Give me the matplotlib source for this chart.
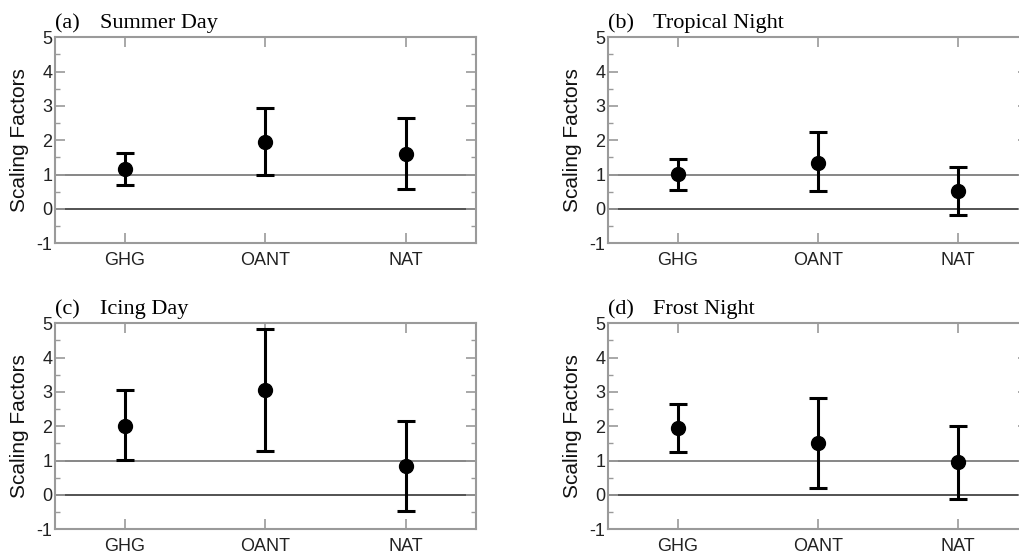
import matplotlib
matplotlib.use("Agg")
import matplotlib.pyplot as plt
from matplotlib.ticker import MultipleLocator

plt.rcParams["axes.unicode_minus"] = False

categories = ["GHG", "OANT", "NAT"]
panel_letters = ["(a)", "(b)", "(c)", "(d)"]
panel_titles = ["Summer Day", "Tropical Night", "Icing Day", "Frost Night"]

summer_best = [1.15, 1.96, 1.59]
summer_low = [0.70, 0.99, 0.57]
summer_high = [1.64, 2.95, 2.64]

tropical_best = [1.02, 1.35, 0.53]
tropical_low = [0.55, 0.51, -0.18]
tropical_high = [1.45, 2.24, 1.23]

icing_best = [2.00, 3.05, 0.84]
icing_low = [1.01, 1.28, -0.46]
icing_high = [3.05, 4.84, 2.15]

frost_best = [1.95, 1.51, 0.95]
frost_low = [1.24, 0.20, -0.11]
frost_high = [2.64, 2.83, 2.02]

best = [summer_best, tropical_best, icing_best, frost_best]
low = [summer_low, tropical_low, icing_low, frost_low]
high = [summer_high, tropical_high, icing_high, frost_high]

W, H = 1019, 553
fig = plt.figure(figsize=(W / 100, H / 100), dpi=100)

# axes rectangles in pixels: left, top, right, bottom
rects = [(55, 37.3, 475.7, 243.3), (608, 37.3, 1028, 243.3),
         (55, 323.3, 475.7, 529.3), (608, 323.3, 1028, 529.3)]

sans = ["Liberation Sans", "DejaVu Sans"]
serif = ["Liberation Serif", "DejaVu Serif"]
spine_c = "#9a9a9a"
for i, (l, t, r, b) in enumerate(rects):
    ax = fig.add_axes([l / W, (H - b) / H, (r - l) / W, (b - t) / H])
    x = list(range(1, len(categories) + 1))
    yerr_lo = [bv - lv for bv, lv in zip(best[i], low[i])]
    yerr_hi = [hv - bv for bv, hv in zip(best[i], high[i])]
    ax.axhline(0, color="#444444", lw=1.3, zorder=1)
    ax.axhline(1, color="#666666", lw=1.1, zorder=1)
    ax.errorbar(x, best[i], yerr=[yerr_lo, yerr_hi], fmt="o", color="black",
                ecolor="black", elinewidth=2.2, capsize=6.5, capthick=2.2,
                markersize=10, zorder=3)
    ax.set_xlim(0.5, 3.5)
    ax.set_ylim(-1, 5)
    ax.set_xticks(x)
    ax.set_xticklabels(categories)
    ax.yaxis.set_major_locator(MultipleLocator(1))
    ax.yaxis.set_minor_locator(MultipleLocator(0.5))
    for s in ax.spines.values():
        s.set_color(spine_c)
        s.set_linewidth(1.5)
    ax.tick_params(axis="both", which="major", direction="in", length=7,
                   width=1.2, color=spine_c, labelsize=13, labelcolor="#222222",
                   top=True, right=True)
    ax.tick_params(axis="y", which="minor", direction="in", length=3.5,
                   width=1.0, color=spine_c, right=True, left=True)
    ax.tick_params(axis="x", which="major", pad=6)
    ax.tick_params(axis="y", which="major", pad=2)
    for lab in ax.get_xticklabels() + ax.get_yticklabels():
        lab.set_family(sans)
    ax.set_ylabel("Scaling Factors", fontsize=15, family=sans,
                  color="#111111", labelpad=5)
    fig.text(l / W, (H - (t - 9)) / H, panel_letters[i], fontsize=16,
             family=serif, va="baseline", ha="left")
    fig.text((l + 45) / W, (H - (t - 9)) / H, panel_titles[i], fontsize=16,
             family=serif, va="baseline", ha="left")

fig.savefig("out.png", dpi=100)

Written exercise: Extract the lines exactly, please: the first line of the listing, the line with "frost_high = [2.64, 2.83, 2.02]", and every line between them, but no pictures.

Solution for this exercise:
Give me the matplotlib source for this chart.
import matplotlib
matplotlib.use("Agg")
import matplotlib.pyplot as plt
from matplotlib.ticker import MultipleLocator

plt.rcParams["axes.unicode_minus"] = False

categories = ["GHG", "OANT", "NAT"]
panel_letters = ["(a)", "(b)", "(c)", "(d)"]
panel_titles = ["Summer Day", "Tropical Night", "Icing Day", "Frost Night"]

summer_best = [1.15, 1.96, 1.59]
summer_low = [0.70, 0.99, 0.57]
summer_high = [1.64, 2.95, 2.64]

tropical_best = [1.02, 1.35, 0.53]
tropical_low = [0.55, 0.51, -0.18]
tropical_high = [1.45, 2.24, 1.23]

icing_best = [2.00, 3.05, 0.84]
icing_low = [1.01, 1.28, -0.46]
icing_high = [3.05, 4.84, 2.15]

frost_best = [1.95, 1.51, 0.95]
frost_low = [1.24, 0.20, -0.11]
frost_high = [2.64, 2.83, 2.02]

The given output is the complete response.